A number of questions have come into ESA’s NEO Coord Centre, ESRIN, Italy, concerning the forecast reentry on 13 November of an unknown object designated WT1190F (see: Reentry data will help improve prediction models).
The rare reentry of a suspected rocket body from a very high orbit offers an excellent opportunity to gather data to improve our knowledge of how objects interact with Earth’s atmosphere. The reentry poses very little risk to anyone but could help scientists improve our understanding of how any object – man-made or natural – interacts with Earth’s atmosphere.

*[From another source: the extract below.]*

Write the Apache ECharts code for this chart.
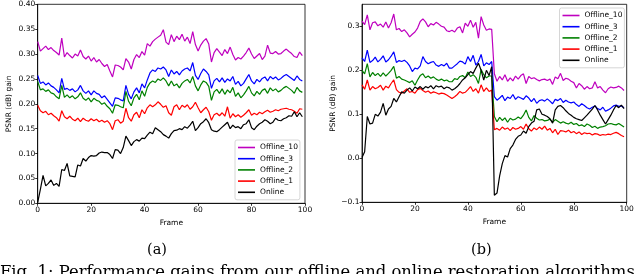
<!DOCTYPE html>
<html>
<head>
<meta charset="utf-8">
<script src="https://cdn.jsdelivr.net/npm/echarts@6/dist/echarts.min.js"></script>
<style>
html,body{margin:0;padding:0;background:#fff;}
#c{width:640px;height:274px;}
</style>
</head>
<body>
<div id="c"></div>
<script>
// ---------- data ----------
const seriesNames = ['Offline_10', 'Offline_3', 'Offline_2', 'Offline_1', 'Online'];
const xTicks = [0, 20, 40, 60, 80, 100];
const yTicksA = [0.00, 0.05, 0.10, 0.15, 0.20, 0.25, 0.30, 0.35, 0.40];
const yTicksB = [-0.1, 0.0, 0.1, 0.2, 0.3];
const subCaptions = ['(a)', '(b)'];
const figCaption = 'Fig. 1: Performance gains from our offline and online restoration algorithms';
const yAxisTitle = 'PSNR (dB) gain';
const xAxisTitle = 'Frame';

// (a)
const off10A = [
0.325,0.306,0.311,0.316,0.309,0.313,0.307,0.303,0.298,0.332,
0.294,0.303,0.297,0.292,0.300,0.296,0.308,0.295,0.290,0.296,
0.286,0.293,0.284,0.289,0.281,0.275,0.279,0.266,0.254,0.278,
0.277,0.274,0.268,0.291,0.284,0.270,0.289,0.299,0.293,0.305,
0.298,0.321,0.316,0.325,0.330,0.334,0.338,0.349,0.324,0.319,
0.339,0.325,0.336,0.329,0.340,0.326,0.334,0.321,0.345,0.319,
0.306,0.318,0.326,0.331,0.320,0.284,0.303,0.311,0.304,0.297,
0.309,0.301,0.314,0.299,0.288,0.293,0.290,0.296,0.303,0.312,
0.300,0.291,0.296,0.301,0.289,0.296,0.318,0.302,0.301,0.305,
0.300,0.301,0.306,0.310,0.305,0.301,0.295,0.293,0.304,0.297];
const off3A = [
0.257,0.241,0.244,0.238,0.242,0.236,0.233,0.228,0.222,0.251,
0.229,0.231,0.227,0.230,0.224,0.228,0.237,0.226,0.221,0.226,
0.218,0.226,0.221,0.219,0.212,0.216,0.209,0.202,0.195,0.212,
0.211,0.208,0.206,0.237,0.219,0.210,0.224,0.232,0.222,0.240,
0.232,0.248,0.262,0.268,0.265,0.272,0.270,0.274,0.268,0.255,
0.268,0.260,0.265,0.258,0.266,0.270,0.272,0.266,0.283,0.257,
0.249,0.261,0.270,0.265,0.258,0.231,0.246,0.251,0.244,0.252,
0.243,0.250,0.246,0.255,0.239,0.245,0.236,0.241,0.250,0.259,
0.246,0.240,0.249,0.244,0.251,0.254,0.246,0.255,0.250,0.254,
0.248,0.251,0.256,0.259,0.255,0.251,0.247,0.256,0.249,0.246];
const off2A = [
0.245,0.228,0.230,0.225,0.228,0.222,0.220,0.214,0.210,0.237,
0.213,0.218,0.212,0.216,0.210,0.214,0.222,0.211,0.207,0.212,
0.204,0.211,0.207,0.205,0.199,0.202,0.195,0.190,0.181,0.198,
0.197,0.194,0.192,0.225,0.205,0.196,0.212,0.219,0.208,0.226,
0.215,0.233,0.242,0.246,0.243,0.250,0.247,0.252,0.246,0.236,
0.246,0.236,0.240,0.232,0.241,0.246,0.249,0.242,0.255,0.236,
0.226,0.238,0.246,0.243,0.235,0.207,0.224,0.229,0.221,0.230,
0.219,0.228,0.222,0.233,0.215,0.222,0.212,0.218,0.226,0.235,
0.222,0.216,0.225,0.219,0.227,0.230,0.221,0.232,0.226,0.230,
0.224,0.227,0.232,0.235,0.231,0.227,0.221,0.233,0.226,0.223];
const off1A = [
0.197,0.186,0.182,0.185,0.178,0.181,0.176,0.172,0.165,0.186,
0.174,0.170,0.175,0.169,0.166,0.171,0.164,0.171,0.167,0.165,
0.170,0.166,0.169,0.164,0.167,0.163,0.166,0.160,0.148,0.166,
0.168,0.161,0.165,0.191,0.172,0.165,0.178,0.183,0.172,0.188,
0.180,0.192,0.198,0.194,0.198,0.204,0.199,0.193,0.196,0.182,
0.177,0.194,0.198,0.188,0.197,0.193,0.198,0.189,0.194,0.203,
0.192,0.182,0.188,0.193,0.184,0.167,0.178,0.181,0.176,0.182,
0.175,0.194,0.171,0.180,0.174,0.178,0.173,0.177,0.182,0.188,
0.177,0.181,0.178,0.183,0.180,0.184,0.187,0.183,0.185,0.188,
0.186,0.189,0.190,0.191,0.189,0.188,0.185,0.181,0.190,0.189];
const onlineA = [
0.002,0.028,0.056,0.035,0.040,0.047,0.036,0.040,0.034,0.068,
0.066,0.080,0.055,0.054,0.053,0.077,0.075,0.090,0.085,0.092,
0.096,0.095,0.096,0.101,0.103,0.102,0.102,0.098,0.090,0.108,
0.107,0.100,0.112,0.135,0.126,0.116,0.124,0.128,0.125,0.131,
0.130,0.137,0.143,0.140,0.152,0.148,0.144,0.138,0.135,0.131,
0.140,0.146,0.147,0.150,0.148,0.154,0.151,0.157,0.165,0.146,
0.152,0.160,0.164,0.170,0.162,0.148,0.145,0.144,0.148,0.153,
0.158,0.163,0.150,0.157,0.152,0.154,0.150,0.158,0.160,0.168,
0.152,0.148,0.155,0.160,0.163,0.168,0.165,0.160,0.163,0.171,
0.167,0.166,0.170,0.172,0.176,0.175,0.184,0.174,0.182,0.174];

// (b)
const off10B = [
0.312,0.304,0.326,0.292,0.308,0.310,0.301,0.305,0.298,0.310,
0.296,0.308,0.328,0.292,0.295,0.288,0.292,0.285,0.276,0.282,
0.287,0.296,0.311,0.317,0.310,0.299,0.306,0.303,0.309,0.305,
0.300,0.298,0.290,0.288,0.291,0.287,0.296,0.299,0.285,0.307,
0.300,0.314,0.298,0.309,0.273,0.322,0.303,0.291,0.294,0.293,
0.192,0.175,0.186,0.178,0.190,0.175,0.183,0.176,0.187,0.180,
0.188,0.192,0.170,0.186,0.181,0.183,0.179,0.176,0.179,0.180,
0.177,0.180,0.168,0.185,0.181,0.193,0.177,0.182,0.180,0.175,
0.172,0.160,0.170,0.165,0.157,0.163,0.158,0.160,0.174,0.160,
0.163,0.155,0.149,0.158,0.162,0.160,0.161,0.164,0.160,0.154];
const off3B = [
0.228,0.220,0.246,0.218,0.222,0.230,0.219,0.225,0.233,0.219,
0.224,0.232,0.242,0.218,0.222,0.220,0.223,0.218,0.210,0.197,
0.205,0.203,0.210,0.231,0.220,0.215,0.218,0.220,0.212,0.209,
0.213,0.210,0.216,0.205,0.205,0.210,0.215,0.221,0.219,0.214,
0.231,0.220,0.234,0.212,0.220,0.236,0.210,0.217,0.213,0.220,
0.140,0.132,0.137,0.143,0.131,0.139,0.136,0.145,0.134,0.140,
0.137,0.134,0.142,0.137,0.129,0.136,0.125,0.131,0.133,0.130,
0.135,0.130,0.124,0.134,0.131,0.136,0.127,0.132,0.128,0.126,
0.128,0.122,0.118,0.124,0.120,0.115,0.112,0.116,0.119,0.113,
0.110,0.116,0.107,0.110,0.114,0.119,0.121,0.118,0.119,0.115];
const off2B = [
0.200,0.192,0.215,0.185,0.195,0.188,0.193,0.186,0.194,0.187,
0.193,0.200,0.209,0.182,0.186,0.180,0.178,0.175,0.172,0.176,
0.166,0.178,0.188,0.192,0.183,0.187,0.182,0.185,0.180,0.177,
0.180,0.176,0.178,0.174,0.174,0.181,0.179,0.186,0.188,0.183,
0.196,0.186,0.190,0.184,0.170,0.202,0.190,0.183,0.187,0.187,
0.095,0.083,0.093,0.086,0.092,0.082,0.091,0.087,0.089,0.094,
0.090,0.098,0.110,0.093,0.085,0.097,0.091,0.087,0.088,0.085,
0.086,0.089,0.082,0.088,0.084,0.080,0.083,0.080,0.078,0.082,
0.077,0.079,0.074,0.076,0.072,0.078,0.075,0.070,0.073,0.068,
0.071,0.072,0.074,0.078,0.079,0.077,0.076,0.079,0.075,0.071];
const off1B = [
0.167,0.157,0.178,0.155,0.163,0.158,0.161,0.166,0.155,0.164,
0.160,0.170,0.178,0.156,0.150,0.148,0.153,0.158,0.150,0.152,
0.148,0.156,0.159,0.154,0.150,0.153,0.148,0.151,0.149,0.146,
0.148,0.147,0.144,0.140,0.136,0.140,0.145,0.152,0.148,0.150,
0.156,0.163,0.152,0.158,0.148,0.167,0.152,0.160,0.152,0.155,
0.065,0.068,0.064,0.071,0.066,0.069,0.063,0.070,0.066,0.068,
0.072,0.066,0.078,0.067,0.062,0.069,0.065,0.071,0.066,0.073,
0.064,0.068,0.058,0.066,0.054,0.063,0.062,0.060,0.064,0.058,
0.061,0.056,0.060,0.054,0.058,0.056,0.057,0.053,0.056,0.055,
0.052,0.054,0.053,0.055,0.054,0.057,0.059,0.056,0.052,0.049];
const onlineB = [
0.002,0.015,0.095,0.078,0.080,0.100,0.096,0.105,0.125,0.098,
0.112,0.118,0.136,0.128,0.140,0.151,0.148,0.155,0.160,0.153,
0.162,0.158,0.163,0.157,0.163,0.160,0.165,0.158,0.165,0.162,
0.164,0.158,0.162,0.160,0.155,0.158,0.163,0.170,0.178,0.183,
0.190,0.197,0.193,0.205,0.216,0.200,0.178,0.200,0.188,0.208,
-0.084,-0.079,-0.040,-0.012,0.006,0.003,0.022,0.030,0.043,0.050,
0.053,0.062,0.057,0.072,0.080,0.084,0.110,0.112,0.100,0.098,
0.095,0.090,0.080,0.110,0.118,0.120,0.115,0.108,0.102,0.098,
0.093,0.090,0.088,0.086,0.092,0.098,0.105,0.112,0.120,0.110,
0.098,0.088,0.078,0.088,0.098,0.110,0.120,0.115,0.121,0.113];

// ---------- styling ----------
const colors = ['#bf00bf', '#0000ff', '#008000', '#ff0000', '#000000'];
const FONT = 'DejaVu Sans';
const FS = 7.5;

const chart = echarts.init(document.getElementById('c'), null, {renderer: 'canvas'});

function mkSeries(arrs, gi) {
  return arrs.map((arr, k) => ({
    name: seriesNames[k],
    type: 'line',
    xAxisIndex: gi,
    yAxisIndex: gi,
    showSymbol: false,
    symbol: 'none',
    animation: false,
    lineStyle: {width: 1.2, color: colors[k]},
    itemStyle: {color: colors[k]},
    data: arr.map((v, i) => [i, v])
  }));
}

function xAxis(gi) {
  return {
    type: 'value', gridIndex: gi, min: 0, max: 100, interval: 20,
    name: xAxisTitle, nameLocation: 'middle', nameGap: 13,
    nameTextStyle: {fontFamily: FONT, fontSize: FS, color: '#000'},
    axisLine: {onZero: false, lineStyle: {color: '#000', width: 0.8}},
    axisTick: {length: 2.5, lineStyle: {color: '#000', width: 0.8}},
    axisLabel: {fontFamily: FONT, fontSize: FS, color: '#000', margin: 2.5,
      formatter: v => xTicks.includes(v) ? String(v) : ''},
    splitLine: {show: false}
  };
}

const legendCommon = {
  orient: 'vertical',
  data: seriesNames,
  icon: 'rect',
  itemWidth: 17,
  itemHeight: 1.6,
  itemGap: 2.2,
  padding: [3, 2, 3, 3],
  backgroundColor: 'rgba(255,255,255,0.85)',
  borderColor: '#cccccc',
  borderWidth: 0.8,
  borderRadius: 2,
  selectedMode: false,
  textStyle: {fontFamily: FONT, fontSize: FS, color: '#000', lineHeight: 9, padding: [0, 0, 0, 0]}
};

const option = {
  animation: false,
  backgroundColor: '#fff',
  grid: [
    {left: 37.7, top: 4.3, width: 267.3, height: 199, show: true, borderColor: '#000', borderWidth: 0.8, backgroundColor: 'transparent'},
    {left: 362, top: 4.3, width: 264.7, height: 198, show: true, borderColor: '#000', borderWidth: 0.8, backgroundColor: 'transparent'}
  ],
  xAxis: [xAxis(0), xAxis(1)],
  yAxis: [
    {
      type: 'value', gridIndex: 0, min: 0, max: 0.40, interval: 0.05,
      name: yAxisTitle, nameLocation: 'middle', nameGap: 25, nameRotate: 90,
      nameTextStyle: {fontFamily: FONT, fontSize: FS, color: '#000'},
      axisLine: {show: true, onZero: false, lineStyle: {color: '#000', width: 0.8}},
      axisTick: {show: true, length: 2.5, lineStyle: {color: '#000', width: 0.8}},
      axisLabel: {fontFamily: FONT, fontSize: FS, color: '#000', margin: 2.5,
        formatter: v => v.toFixed(2)},
      splitLine: {show: false}
    },
    {
      type: 'value', gridIndex: 1, min: -0.1, max: 0.35, interval: 0.1,
      name: yAxisTitle, nameLocation: 'middle', nameGap: 25, nameRotate: 90,
      nameTextStyle: {fontFamily: FONT, fontSize: FS, color: '#000'},
      axisLine: {show: true, onZero: false, lineStyle: {color: '#000', width: 0.8}},
      axisTick: {show: true, length: 2.5, lineStyle: {color: '#000', width: 0.8}, customValues: yTicksB},
      axisLabel: {fontFamily: FONT, fontSize: FS, color: '#000', margin: 2.5, customValues: yTicksB,
        formatter: v => (v > 0.31 ? '' : v.toFixed(1).replace('-', '\u2212'))},
      splitLine: {show: false}
    }
  ],
  legend: [
    Object.assign({}, legendCommon, {left: 235, top: 140}),
    Object.assign({}, legendCommon, {left: 559.5, top: 8})
  ],
  series: mkSeries([off10A, off3A, off2A, off1A, onlineA], 0)
    .concat(mkSeries([off10B, off3B, off2B, off1B, onlineB], 1)),
  graphic: [
    {type: 'text', style: {text: subCaptions[0], font: '14.5px "DejaVu Serif"', fill: '#000'}, left: 147, top: 243},
    {type: 'text', style: {text: subCaptions[1], font: '14.5px "DejaVu Serif"', fill: '#000'}, left: 471, top: 243},
    {type: 'text', style: {text: figCaption, font: '16.4px "DejaVu Serif"', fill: '#000'}, left: 0, top: 265}
  ]
};
chart.setOption(option);
</script>
</body>
</html>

It is now predicted to reenter Earth’s atmosphere around 06:19 GMT (11:49 local; 07:19 CET) on 13 November 2015. A significant fraction if not all of it can be expected to completely burn up in the atmosphere; whatever is left is expected to fall into the ocean about 100 km off the southern coast of Sri Lanka.
One question that has come in is, What uncertainties can be expected for the reentry, and will it be visible?
ESA’s NEOCC answers:
It is not easy to predict from where the reentry might be visible, because it’s unclear how far up in the atmosphere the object would start to disintegrate, and this is reflected in an uncertainty in the actual re-entry point of as much as 100-200 km.
Being local noon in the area, only the brightest part of the trajectory may become observable. We would therefore expect observations to be possible from land only from the southern province of Sri Lanka; Colombo, the capital of Sri Lanka, is ~200 km away, which may be a bit too far.